5) Poke round the Museum of Oxford Enter the limestone doorway round the back of the Town Hall and you might be expecting a glossy interactive experience recounting the delights of academia. But you'd be wrong. This two-floor museum's run by the council, so it's more about town than gown. The local history depicted here runs from a few old Roman pots to William Morris's car factory, with acres of text and photos to scan inbetween. The galleries are sort of interesting, but only because Oxford's a fascinating town, and I got the feeling that the displays haven't been tarted up much for a decade or two. Missable.
6) Take a tour of the Bodleian Library They've got one of every book in the country, they have, and if you're a member you can request anything from a medieval manuscript to Budgie the Helicopter. The tours are led by learned librarians, and you get to climb up to the proper old wood panelled bit inaugurated by Duke Humfrey where many of the most fragile volumes are kept. Which is stunning. But sssh, there are English students doing research and they'd rather not be gawped at.
7) Peruse the Ashmolean That classical-looking building off St Giles is part art gallery, part museum. But more art gallery. It's undergoing renovation at the moment, so trooping from one room to the next can be a bit of a trek. But the paintings are nice (sorry, I'm not an art critic, but you get the idea).
8) Hike up Carfax Tower I like climbing towers, and Oxford has two accessible to the public. This one is all that's left of St Martin's Church, at the main city crossroads, ascendable for a couple of quid via the usual winding staircase. You get a pretty good view of the dreaming spires from the roof, so long as you don't mind the odd department store cooling tank getting in the way.
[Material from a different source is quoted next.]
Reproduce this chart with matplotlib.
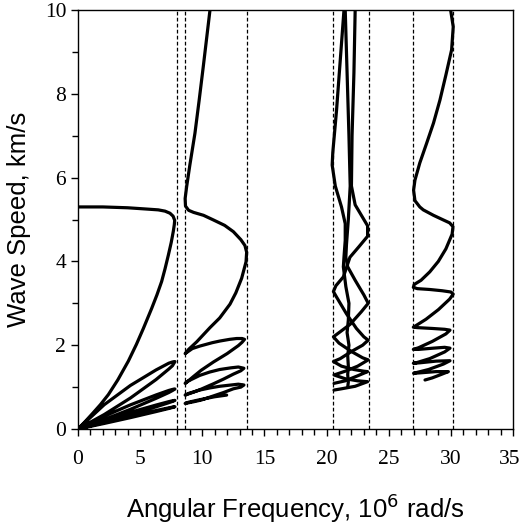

Fingers crossed you get the square beneath the weathervane to yourself, and don't have to squeeze past gangs of grinning tourists taking photos of themselves with pointy limestone spikes behind. The name Carfax, by the way, is derived from 'Quadrifurcus' which is Latin for crossroads. Oxford's a bit intellectual like that.
9) Go back to your old student digs Look, there's my old room on the multicultural Cowley Road, still above the estate agents, still tiny, and probably still extortionately rented. I wonder if this year's batch of student no-hopers are plagued by ants in the kitchen, and whether there are already piles of unwashed plates by the sink because nobody can agree whose name should be next on the cleaning rota. The Co-op supermarket nextdoor is new (it would have been damned useful 25 years ago for buying all those cans of beans and pasta we students existed on). And look, the pelican crossing which used to plague my sleeping hours has been removed, as has the buzzing overnight takeaway across the street (damn, too late). I'd never live here now, but the street still feels very much like home.
10) Go back to your old college Sorry. "Closed to visitors. Fresher's Fair in Hall, 2-3:30pm." And I think they'd have noticed that I was 25 years too late.